ISS crew to spend weekend in one module to track down air leak
ISS crew to spend weekend in one module to track down air leak
WASHINGTON — The three-person crew of the International Space Station will spend the weekend confined to a single module to help engineers track down the source of a small but persistent air leak there.
NASA announced Aug. 20 that the station’s crew of NASA astronaut Chris Cassidy and Roscosmos cosmonauts Anatoly Ivanishin and Ivan Vagner will stay in the station’s Zvezda module from the evening of Aug. 21 until the morning of Aug. 24. Hatches separating all of the station’s modules from one another will be closed through the weekend.
That effort is intended to identify the source of a small air leak first noticed on the station last September and that has more recently increased. The loss of air took time to characterize, the agency said in a statement, because of other station activities, such as spacewalks and the arrival and departure of spacecraft.
The leak, NASA added, “is still within segment specifications and presents no immediate danger to the crew or the space station.” The agency hopes to have a preliminary indication of which module is the source of the leak in about a week.
This test comes at a quiet time in station activities, with just three people on board. They can be easily accommodated in the Zvezda module, launched in 2000 and equipped with living quarters. A Japanese HTV-9 cargo spacecraft departed the station Aug. 18, with no vehicles scheduled to arrive at the station until early October.

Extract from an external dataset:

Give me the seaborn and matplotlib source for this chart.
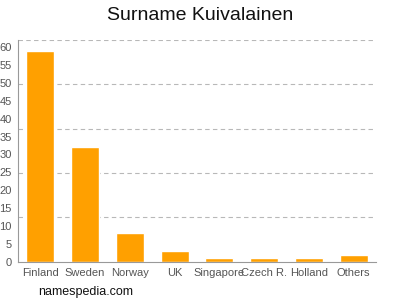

The leak is far less severe than an incident almost two years ago involving a Soyuz spacecraft docked to the station at the time. The hole in the orbital module of the Soyuz MS-09 spacecraft caused an air leak that required an urgent repair by cosmonauts in August 2018. Russian officials never publicly disclosed the cause of the hole, although it’s widely believed to have resulted from damage during pre-launch processing that was inadequately repaired.